Writing Women.

Let’s talk about lady protagonists.

No, this isn’t another rant about needing more strong female characters, nor the problems with Strong Female Characters (TM). (That’s an easy problem to solve, really: you write good characters, and some of them are female. Done. Not every character needs to carry the impossible weight of universal representation.)

No, I’m going to talk about just the number of females, and my own part in the current state of affairs. Yes, this was partly prompted by Jo Eberhardt’s “The Problem With Female Protagonists,” but I think I’m going to add some additional data and personal takes.

First, let’s look at a statistical truth: There are more books and films with male protagonists than female. (The very fact that we call out but-look-a-female-lead! is proof of it being outside the norm. Nobody needs to point out gravity, because we’re all used to it.) But because we’re all neurologically programmed to notice the abnormal more than the normal, when we do start seeing “diversity,” it feels bigger than it is.

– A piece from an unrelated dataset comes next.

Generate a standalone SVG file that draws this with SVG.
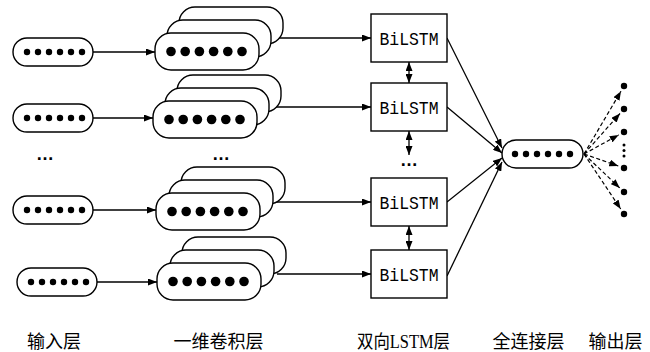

This is why research shows that if 17% of a given group is female, the men in the group report an equal number of men and women, and when the number of females reaches 33%, the men report a majority of women. The “excess” of women over the “norm” is what’s perceived, not an actual count.

That 17% is a particularly interesting figure, in my observation, because it seems to be fairly constant. Consider the 5 Man Band, an ensemble cast trope seen in everything from the Robin Hood legend to The A-Team to Guardians of the Galaxy. The roles are familiar:

  • the Leader
  • the Lancer
  • the Smart Guy
  • the Big Guy
  • the Chick
Children's Place defended this male-only design by saying that Gamora couldn't be fit on the shirt -- insulting their designers -- and by saying that boys only wanted more-identifiable characters. Because saying a boy is more like a barely-verbal plant or an escaped lab animal than a competent woman is not insulting AT ALL.
Children’s Place defended this male-only design by saying that Gamora couldn’t be fit on the shirt — insulting their designers — and that boys only wanted “more-identifiable” characters. Because saying a boy is more like a barely-verbal plant or an escaped lab animal than a woman is not insulting AT ALL to boys and women alike.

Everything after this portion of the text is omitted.